Why must the TOV capability be read for the fault duration?
A metal-oxide arrester can absorb a temporary overvoltage only for a limited time before thermal runaway. The capability Tt (per unit of Ur) decreases as the fault lasts longer — about 1.15 at short durations and around 1.04 for very long ones. Reading Tt for too short a time underestimates the required Ur and risks failure during a real, slower-clearing fault.
What protective margin should I target against the BIL?
The protective margin (BIL/Up − 1) should be at least 20% for typical equipment, so the surge is clamped well below the insulation withstand. Cables, gas-insulated switchgear and rotating machines warrant larger margins because their insulation is less self-restoring; long connecting leads to the arrester also erode the effective margin and should be kept short.
Why specify the short-circuit current Is?
If the arrester is overstressed and fails, it must do so safely — venting rather than shattering its porcelain or polymer housing.

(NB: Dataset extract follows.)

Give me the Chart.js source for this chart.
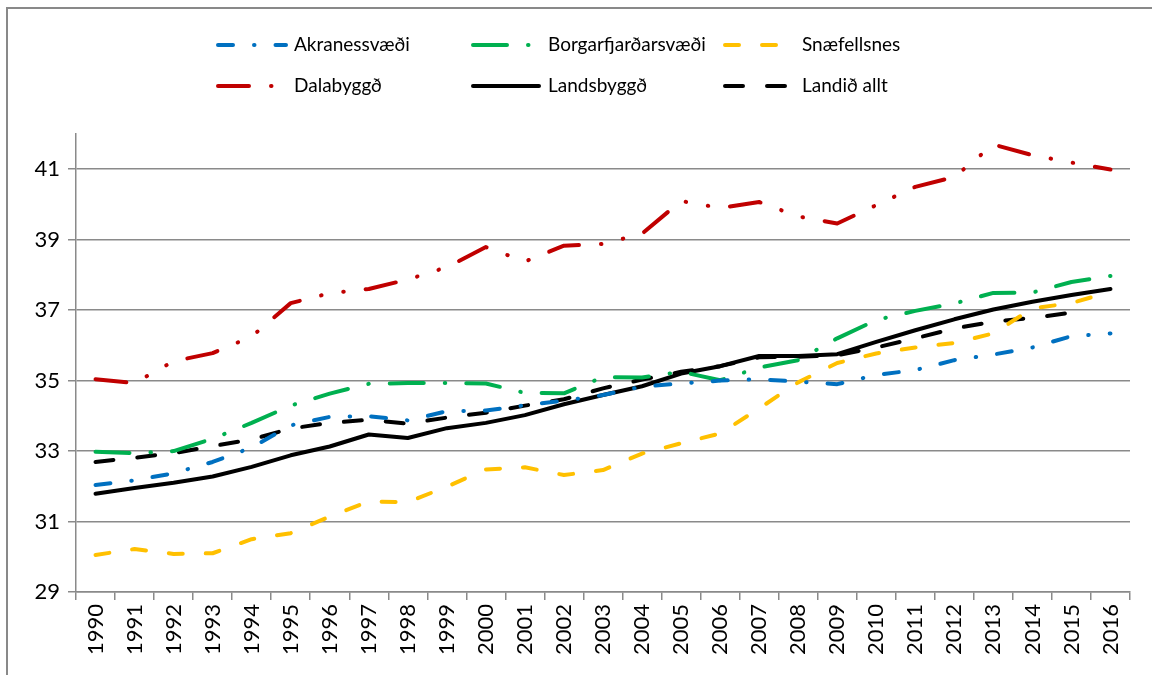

The rated short-circuit (pressure-relief) current Is must equal or exceed the prospective fault current Ik″ at the installation point so the failure mode stays controlled.
Glossary
- Uc (MCOV)
- Continuous operating voltage: the maximum power-frequency voltage the arrester can withstand continuously without thermal degradation.
- Ur
- Rated voltage: the 10-second power-frequency reference voltage that defines the arrester class and its temporary-overvoltage capability; about 1.25·Uc.
- Up
- Residual or protective voltage: the voltage across the arrester while it discharges the nominal current In; the value compared against the equipment BIL.
- TOV
- Temporary overvoltage: a power-frequency overvoltage of limited duration, typically from a ground fault, that the arrester must ride through without failure.
- BIL / NBI
- Basic lightning impulse insulation level: the standard lightning-impulse withstand voltage of the protected equipment, the reference for the protective margin.
- Earth-fault factor (k)
- Ratio of the highest sound-phase voltage during a ground fault to the nominal phase-to-ground voltage; depends on the system grounding.
- Nominal discharge current (In)
- The standard 8/20 µs current (e.g. 5, 10 or 20 kA) at which the residual voltage Up is defined and the arrester class is rated.